El baloncesto es un juego muy pensado y rápido a la vez, en el que se estudian muy bien las jugadas y se producen muchos cambios en poco tiempo; y Cáceres es una ciudad muy baloncestera , muchos cacereños le hemos cogido el gustillo al viernes de cesta y punto, y uno de cada dos ocupamos nuestro poyito de plástico duro para comernos las uñas los más nerviosos, hacer de palmeros los más tranquilos, o llevar a la práctica sus conocimientos del vocabulario soez los más exaltados o contestatarios contra los árbitros. Esta pareja de señores --o señor y señora-- reguladores de las acciones del juego, a veces se convierten en esponjas que absorben todas esas dicciones malsonantes que a algunos aficionados les estorban en la boca y sueltan cada vez que los del silbato ven lo que éstos no quieren que vean. Y cuando termina el partido, los susodichos aficionados salen del Multiusos con la lengua desahogada, y los del silbato con varios kilos de insultos dentro de sus oídos.

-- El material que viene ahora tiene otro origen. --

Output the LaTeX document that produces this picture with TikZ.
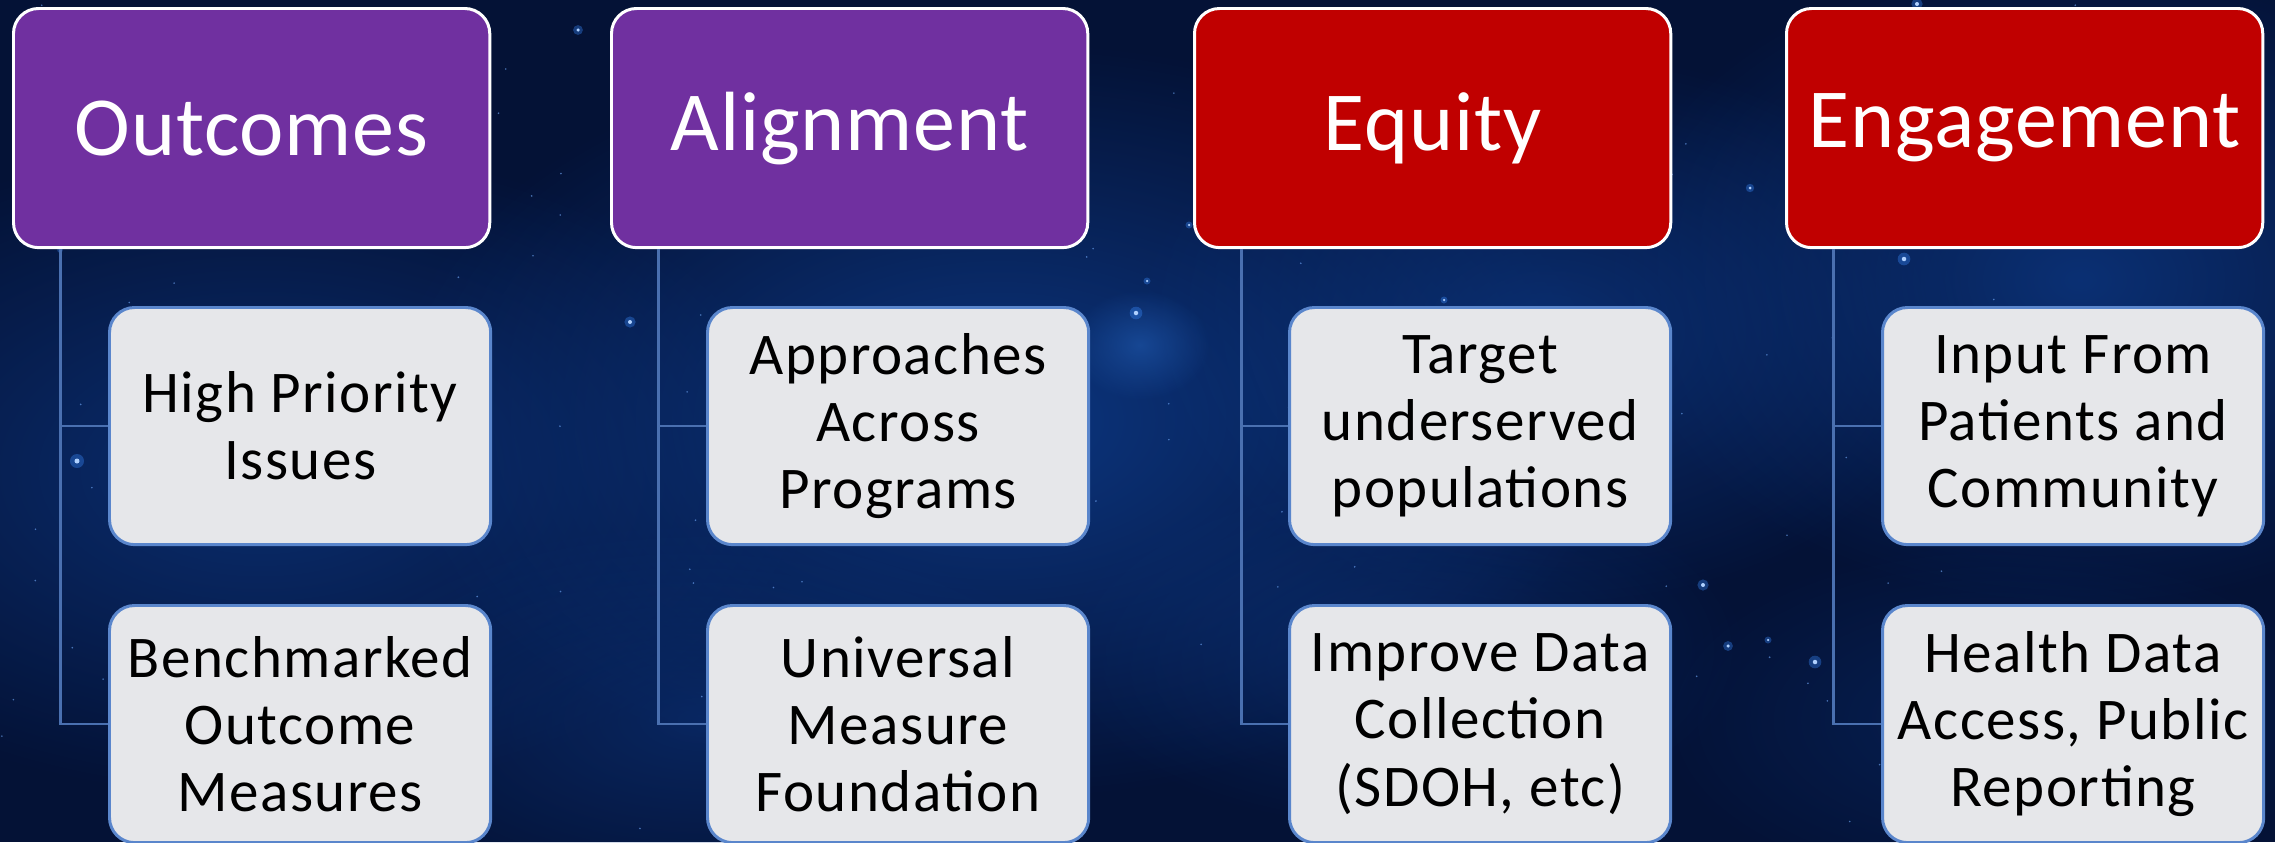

Me viene a la mente un aficionado muy peculiar, al que no llegué a conocer personalmente, que se sentaba cerca de mí cuando tuvimos en la ciudad otro equipo de baloncesto jugando hace unos años. Era el típico hincha militante que apenas comenzaba el partido ametrallaba a los árbitros con una suculenta letanía de improperios: desde cornudos hasta mamones; desde cabropiiii hasta hijos de piiii. Un día se sentó a su lado una señora setentona que resultó ser madre de uno de los árbitros. Como es natural, a la dama no gustó nada oír aquella lluvia de ofensas lanzadas a su hijo y comenzó a arremeter con su bolso contra su deslenguado vecino de fila, quien tuvo que ser atendido en el hospital de varias heridas en la cabeza. A partir de aquel día el agredido aficionado, que no podía contener su tendencia a protestar siempre lo que pitaban contra su equipo, increpaba a los árbitros gritando: "¡Tunantes, pillines, malandrines!". Y cosas así.